§ **Exercise**: Quote the whole listing word for word. Do not include the pictures.

§ **Dataset extract**:
════
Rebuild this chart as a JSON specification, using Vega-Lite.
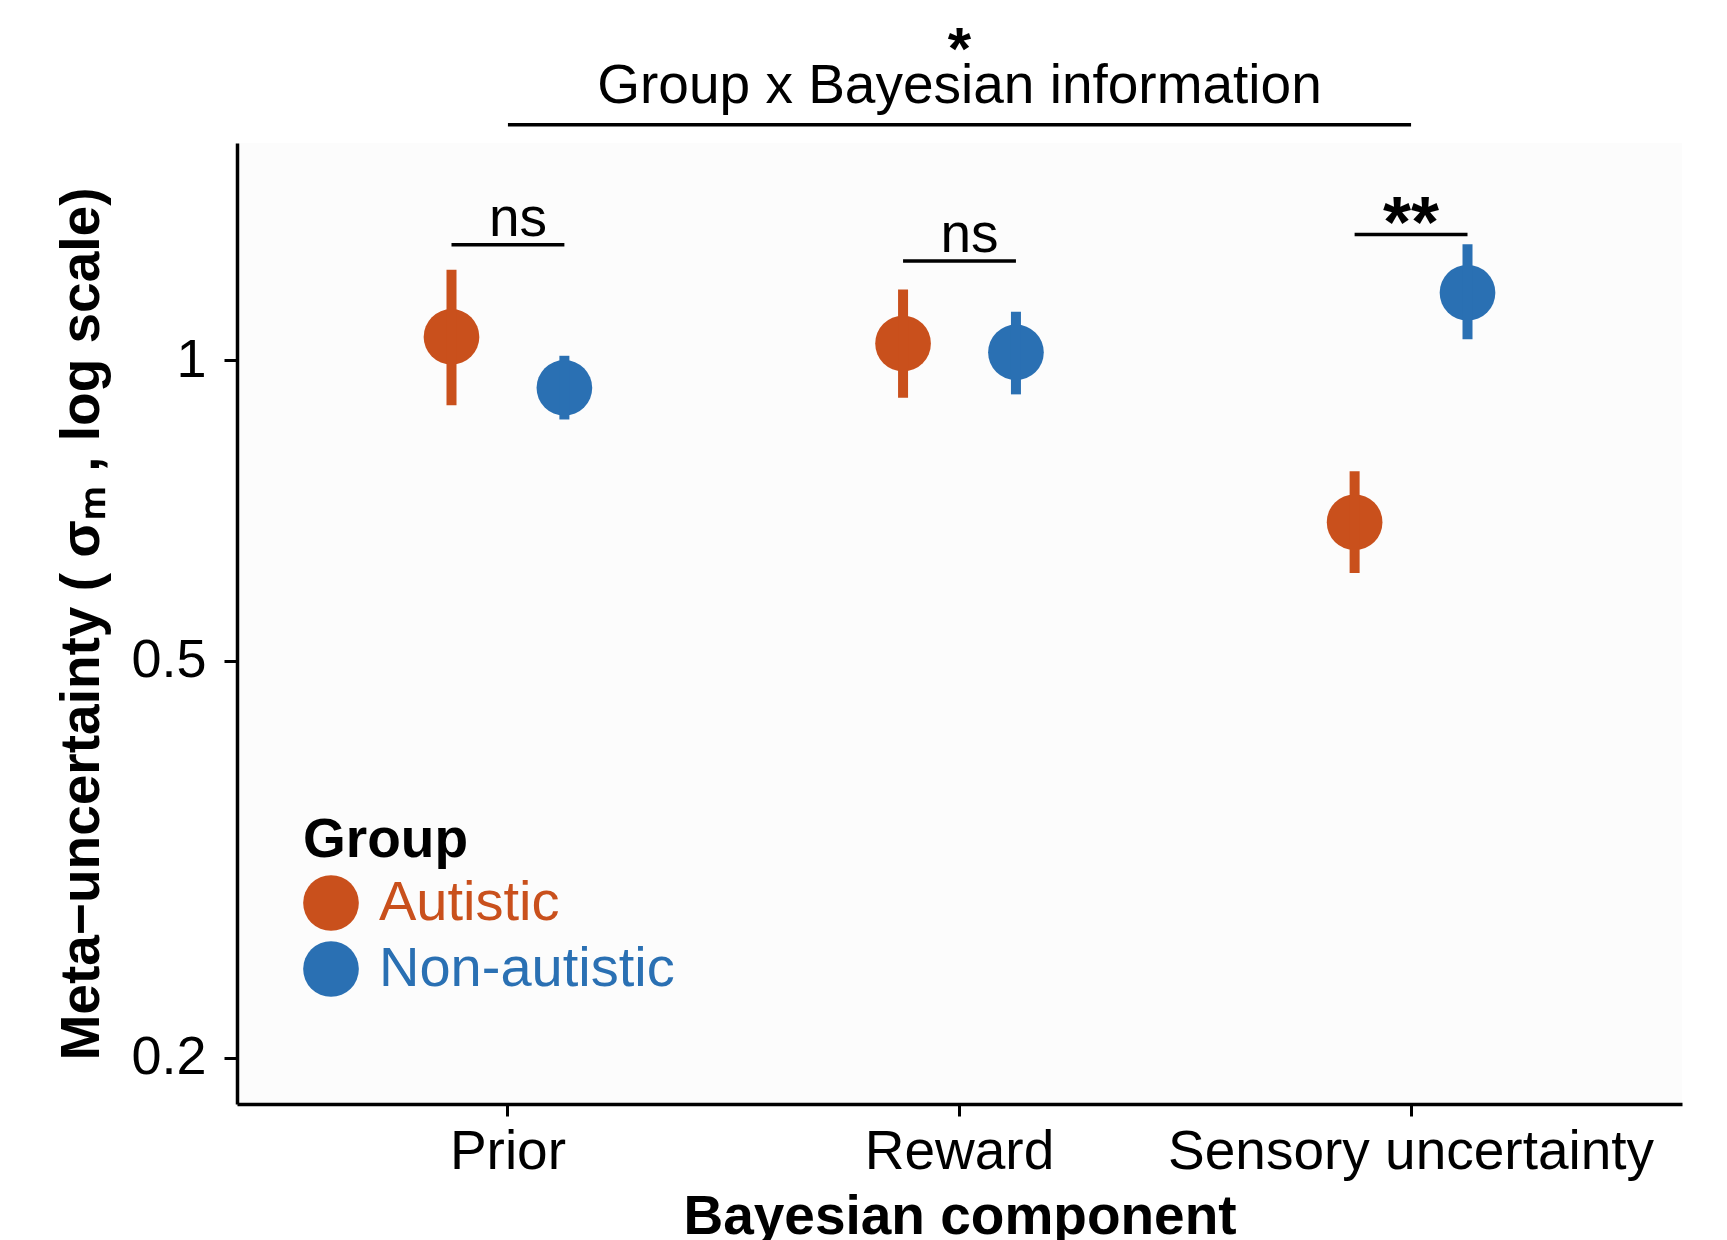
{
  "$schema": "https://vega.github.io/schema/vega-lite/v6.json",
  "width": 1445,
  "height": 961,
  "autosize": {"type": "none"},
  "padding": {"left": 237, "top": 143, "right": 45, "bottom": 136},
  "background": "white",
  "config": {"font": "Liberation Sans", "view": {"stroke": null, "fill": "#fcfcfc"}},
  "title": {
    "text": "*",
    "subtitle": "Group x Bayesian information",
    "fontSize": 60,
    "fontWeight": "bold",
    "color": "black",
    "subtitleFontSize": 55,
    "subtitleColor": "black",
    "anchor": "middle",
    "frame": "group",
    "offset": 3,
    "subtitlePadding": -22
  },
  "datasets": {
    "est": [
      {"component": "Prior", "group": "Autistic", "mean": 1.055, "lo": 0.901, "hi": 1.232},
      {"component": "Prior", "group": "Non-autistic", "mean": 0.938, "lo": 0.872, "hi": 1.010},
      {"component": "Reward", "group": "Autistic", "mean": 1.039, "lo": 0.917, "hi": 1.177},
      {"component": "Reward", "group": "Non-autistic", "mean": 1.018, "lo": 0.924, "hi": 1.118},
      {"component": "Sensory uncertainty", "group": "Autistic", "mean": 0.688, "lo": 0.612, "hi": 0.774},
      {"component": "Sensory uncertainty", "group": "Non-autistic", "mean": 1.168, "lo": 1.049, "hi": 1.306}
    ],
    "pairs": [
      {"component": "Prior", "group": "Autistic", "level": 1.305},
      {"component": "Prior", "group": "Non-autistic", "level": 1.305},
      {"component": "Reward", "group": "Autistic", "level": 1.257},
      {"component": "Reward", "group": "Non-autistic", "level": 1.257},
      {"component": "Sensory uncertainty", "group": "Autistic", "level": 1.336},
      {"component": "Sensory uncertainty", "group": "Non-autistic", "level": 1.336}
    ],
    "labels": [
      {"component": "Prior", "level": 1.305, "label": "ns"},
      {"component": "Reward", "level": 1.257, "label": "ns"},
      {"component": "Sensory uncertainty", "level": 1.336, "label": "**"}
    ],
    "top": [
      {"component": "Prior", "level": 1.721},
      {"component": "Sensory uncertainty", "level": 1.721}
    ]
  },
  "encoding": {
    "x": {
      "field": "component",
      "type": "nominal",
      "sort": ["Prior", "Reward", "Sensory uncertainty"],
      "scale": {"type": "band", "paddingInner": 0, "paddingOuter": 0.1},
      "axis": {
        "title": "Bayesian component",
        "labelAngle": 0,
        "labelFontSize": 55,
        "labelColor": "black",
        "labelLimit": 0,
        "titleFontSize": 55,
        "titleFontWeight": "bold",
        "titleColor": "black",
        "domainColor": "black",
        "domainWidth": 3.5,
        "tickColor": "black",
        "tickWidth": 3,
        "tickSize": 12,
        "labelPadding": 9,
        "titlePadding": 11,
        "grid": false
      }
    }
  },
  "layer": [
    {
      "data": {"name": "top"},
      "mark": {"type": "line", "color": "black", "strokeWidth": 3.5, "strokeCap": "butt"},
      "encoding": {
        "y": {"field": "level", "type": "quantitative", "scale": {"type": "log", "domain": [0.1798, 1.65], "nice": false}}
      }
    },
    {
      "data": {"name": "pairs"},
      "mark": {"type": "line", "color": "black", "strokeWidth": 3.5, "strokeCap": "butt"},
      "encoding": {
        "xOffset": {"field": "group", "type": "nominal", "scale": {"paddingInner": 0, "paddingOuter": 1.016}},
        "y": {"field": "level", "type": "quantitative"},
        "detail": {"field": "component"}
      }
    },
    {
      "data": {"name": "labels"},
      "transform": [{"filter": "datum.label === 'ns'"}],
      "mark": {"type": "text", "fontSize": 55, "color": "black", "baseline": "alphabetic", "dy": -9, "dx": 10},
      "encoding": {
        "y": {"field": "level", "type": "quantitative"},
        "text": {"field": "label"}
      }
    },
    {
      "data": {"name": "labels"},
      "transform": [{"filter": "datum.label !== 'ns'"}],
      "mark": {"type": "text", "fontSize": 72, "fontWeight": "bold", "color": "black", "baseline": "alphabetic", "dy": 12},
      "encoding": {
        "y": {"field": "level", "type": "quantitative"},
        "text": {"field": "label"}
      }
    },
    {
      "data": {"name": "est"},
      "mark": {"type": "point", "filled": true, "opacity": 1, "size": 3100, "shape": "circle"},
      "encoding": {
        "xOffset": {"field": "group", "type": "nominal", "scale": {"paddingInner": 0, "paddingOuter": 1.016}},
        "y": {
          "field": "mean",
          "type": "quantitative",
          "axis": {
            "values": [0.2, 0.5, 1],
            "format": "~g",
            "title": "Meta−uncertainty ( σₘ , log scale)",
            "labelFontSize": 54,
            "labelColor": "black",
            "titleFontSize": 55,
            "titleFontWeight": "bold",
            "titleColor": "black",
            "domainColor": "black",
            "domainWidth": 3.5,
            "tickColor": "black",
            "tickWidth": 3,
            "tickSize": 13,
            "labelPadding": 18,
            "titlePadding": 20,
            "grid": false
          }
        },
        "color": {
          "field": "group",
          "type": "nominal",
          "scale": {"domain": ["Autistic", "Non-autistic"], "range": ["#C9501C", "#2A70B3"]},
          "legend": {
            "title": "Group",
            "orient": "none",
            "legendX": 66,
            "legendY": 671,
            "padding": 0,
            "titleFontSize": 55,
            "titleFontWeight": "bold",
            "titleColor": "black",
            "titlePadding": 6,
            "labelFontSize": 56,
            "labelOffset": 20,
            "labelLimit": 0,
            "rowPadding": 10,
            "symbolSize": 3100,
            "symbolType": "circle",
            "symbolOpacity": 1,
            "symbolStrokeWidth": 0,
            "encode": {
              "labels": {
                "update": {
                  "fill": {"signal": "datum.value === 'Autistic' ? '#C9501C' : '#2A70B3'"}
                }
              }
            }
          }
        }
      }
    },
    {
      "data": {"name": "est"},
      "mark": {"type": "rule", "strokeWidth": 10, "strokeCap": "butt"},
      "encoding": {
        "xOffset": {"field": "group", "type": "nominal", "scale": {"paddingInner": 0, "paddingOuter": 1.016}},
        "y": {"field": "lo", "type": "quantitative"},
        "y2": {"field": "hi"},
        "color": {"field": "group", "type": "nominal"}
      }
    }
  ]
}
════
§ **Task answer**:
Rebuild this chart as a JSON specification, using Vega-Lite.
{
  "$schema": "https://vega.github.io/schema/vega-lite/v6.json",
  "width": 1445,
  "height": 961,
  "autosize": {"type": "none"},
  "padding": {"left": 237, "top": 143, "right": 45, "bottom": 136},
  "background": "white",
  "config": {"font": "Liberation Sans", "view": {"stroke": null, "fill": "#fcfcfc"}},
  "title": {
    "text": "*",
    "subtitle": "Group x Bayesian information",
    "fontSize": 60,
    "fontWeight": "bold",
    "color": "black",
    "subtitleFontSize": 55,
    "subtitleColor": "black",
    "anchor": "middle",
    "frame": "group",
    "offset": 3,
    "subtitlePadding": -22
  },
  "datasets": {
    "est": [
      {"component": "Prior", "group": "Autistic", "mean": 1.055, "lo": 0.901, "hi": 1.232},
      {"component": "Prior", "group": "Non-autistic", "mean": 0.938, "lo": 0.872, "hi": 1.010},
      {"component": "Reward", "group": "Autistic", "mean": 1.039, "lo": 0.917, "hi": 1.177},
      {"component": "Reward", "group": "Non-autistic", "mean": 1.018, "lo": 0.924, "hi": 1.118},
      {"component": "Sensory uncertainty", "group": "Autistic", "mean": 0.688, "lo": 0.612, "hi": 0.774},
      {"component": "Sensory uncertainty", "group": "Non-autistic", "mean": 1.168, "lo": 1.049, "hi": 1.306}
    ],
    "pairs": [
      {"component": "Prior", "group": "Autistic", "level": 1.305},
      {"component": "Prior", "group": "Non-autistic", "level": 1.305},
      {"component": "Reward", "group": "Autistic", "level": 1.257},
      {"component": "Reward", "group": "Non-autistic", "level": 1.257},
      {"component": "Sensory uncertainty", "group": "Autistic", "level": 1.336},
      {"component": "Sensory uncertainty", "group": "Non-autistic", "level": 1.336}
    ],
    "labels": [
      {"component": "Prior", "level": 1.305, "label": "ns"},
      {"component": "Reward", "level": 1.257, "label": "ns"},
      {"component": "Sensory uncertainty", "level": 1.336, "label": "**"}
    ],
    "top": [
      {"component": "Prior", "level": 1.721},
      {"component": "Sensory uncertainty", "level": 1.721}
    ]
  },
  "encoding": {
    "x": {
      "field": "component",
      "type": "nominal",
      "sort": ["Prior", "Reward", "Sensory uncertainty"],
      "scale": {"type": "band", "paddingInner": 0, "paddingOuter": 0.1},
      "axis": {
        "title": "Bayesian component",
        "labelAngle": 0,
        "labelFontSize": 55,
        "labelColor": "black",
        "labelLimit": 0,
        "titleFontSize": 55,
        "titleFontWeight": "bold",
        "titleColor": "black",
        "domainColor": "black",
        "domainWidth": 3.5,
        "tickColor": "black",
        "tickWidth": 3,
        "tickSize": 12,
        "labelPadding": 9,
        "titlePadding": 11,
        "grid": false
      }
    }
  },
  "layer": [
    {
      "data": {"name": "top"},
      "mark": {"type": "line", "color": "black", "strokeWidth": 3.5, "strokeCap": "butt"},
      "encoding": {
        "y": {"field": "level", "type": "quantitative", "scale": {"type": "log", "domain": [0.1798, 1.65], "nice": false}}
      }
    },
    {
      "data": {"name": "pairs"},
      "mark": {"type": "line", "color": "black", "strokeWidth": 3.5, "strokeCap": "butt"},
      "encoding": {
        "xOffset": {"field": "group", "type": "nominal", "scale": {"paddingInner": 0, "paddingOuter": 1.016}},
        "y": {"field": "level", "type": "quantitative"},
        "detail": {"field": "component"}
      }
    },
    {
      "data": {"name": "labels"},
      "transform": [{"filter": "datum.label === 'ns'"}],
      "mark": {"type": "text", "fontSize": 55, "color": "black", "baseline": "alphabetic", "dy": -9, "dx": 10},
      "encoding": {
        "y": {"field": "level", "type": "quantitative"},
        "text": {"field": "label"}
      }
    },
    {
      "data": {"name": "labels"},
      "transform": [{"filter": "datum.label !== 'ns'"}],
      "mark": {"type": "text", "fontSize": 72, "fontWeight": "bold", "color": "black", "baseline": "alphabetic", "dy": 12},
      "encoding": {
        "y": {"field": "level", "type": "quantitative"},
        "text": {"field": "label"}
      }
    },
    {
      "data": {"name": "est"},
      "mark": {"type": "point", "filled": true, "opacity": 1, "size": 3100, "shape": "circle"},
      "encoding": {
        "xOffset": {"field": "group", "type": "nominal", "scale": {"paddingInner": 0, "paddingOuter": 1.016}},
        "y": {
          "field": "mean",
          "type": "quantitative",
          "axis": {
            "values": [0.2, 0.5, 1],
            "format": "~g",
            "title": "Meta−uncertainty ( σₘ , log scale)",
            "labelFontSize": 54,
            "labelColor": "black",
            "titleFontSize": 55,
            "titleFontWeight": "bold",
            "titleColor": "black",
            "domainColor": "black",
            "domainWidth": 3.5,
            "tickColor": "black",
            "tickWidth": 3,
            "tickSize": 13,
            "labelPadding": 18,
            "titlePadding": 20,
            "grid": false
          }
        },
        "color": {
          "field": "group",
          "type": "nominal",
          "scale": {"domain": ["Autistic", "Non-autistic"], "range": ["#C9501C", "#2A70B3"]},
          "legend": {
            "title": "Group",
            "orient": "none",
            "legendX": 66,
            "legendY": 671,
            "padding": 0,
            "titleFontSize": 55,
            "titleFontWeight": "bold",
            "titleColor": "black",
            "titlePadding": 6,
            "labelFontSize": 56,
            "labelOffset": 20,
            "labelLimit": 0,
            "rowPadding": 10,
            "symbolSize": 3100,
            "symbolType": "circle",
            "symbolOpacity": 1,
            "symbolStrokeWidth": 0,
            "encode": {
              "labels": {
                "update": {
                  "fill": {"signal": "datum.value === 'Autistic' ? '#C9501C' : '#2A70B3'"}
                }
              }
            }
          }
        }
      }
    },
    {
      "data": {"name": "est"},
      "mark": {"type": "rule", "strokeWidth": 10, "strokeCap": "butt"},
      "encoding": {
        "xOffset": {"field": "group", "type": "nominal", "scale": {"paddingInner": 0, "paddingOuter": 1.016}},
        "y": {"field": "lo", "type": "quantitative"},
        "y2": {"field": "hi"},
        "color": {"field": "group", "type": "nominal"}
      }
    }
  ]
}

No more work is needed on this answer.